§ SHORT EXERCISE: Copy every line in the records below that contains the word "this".
----- MATERIAL SUPPLIED
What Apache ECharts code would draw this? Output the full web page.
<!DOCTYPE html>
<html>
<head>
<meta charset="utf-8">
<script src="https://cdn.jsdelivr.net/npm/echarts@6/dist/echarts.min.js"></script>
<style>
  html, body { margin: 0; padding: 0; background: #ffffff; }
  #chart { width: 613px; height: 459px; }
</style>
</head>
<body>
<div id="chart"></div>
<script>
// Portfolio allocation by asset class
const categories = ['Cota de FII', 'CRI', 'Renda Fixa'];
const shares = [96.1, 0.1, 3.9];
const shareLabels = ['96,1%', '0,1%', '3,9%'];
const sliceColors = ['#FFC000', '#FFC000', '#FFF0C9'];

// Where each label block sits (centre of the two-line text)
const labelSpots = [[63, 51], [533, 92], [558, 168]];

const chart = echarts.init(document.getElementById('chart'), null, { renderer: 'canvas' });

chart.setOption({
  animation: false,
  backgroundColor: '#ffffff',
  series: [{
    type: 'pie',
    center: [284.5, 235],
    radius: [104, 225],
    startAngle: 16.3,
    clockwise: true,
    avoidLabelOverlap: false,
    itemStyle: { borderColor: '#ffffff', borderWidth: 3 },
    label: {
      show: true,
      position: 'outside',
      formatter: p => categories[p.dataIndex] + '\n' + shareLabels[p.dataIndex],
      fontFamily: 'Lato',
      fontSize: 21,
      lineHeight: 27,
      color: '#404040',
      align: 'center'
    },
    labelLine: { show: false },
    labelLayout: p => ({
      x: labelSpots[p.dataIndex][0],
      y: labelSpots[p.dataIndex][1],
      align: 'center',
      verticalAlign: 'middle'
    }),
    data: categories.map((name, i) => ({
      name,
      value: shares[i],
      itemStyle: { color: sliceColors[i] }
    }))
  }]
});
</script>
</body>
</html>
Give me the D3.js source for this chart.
----------
§ EXERCISE RESULT:
What Apache ECharts code would draw this? Output the full web page.
Give me the D3.js source for this chart.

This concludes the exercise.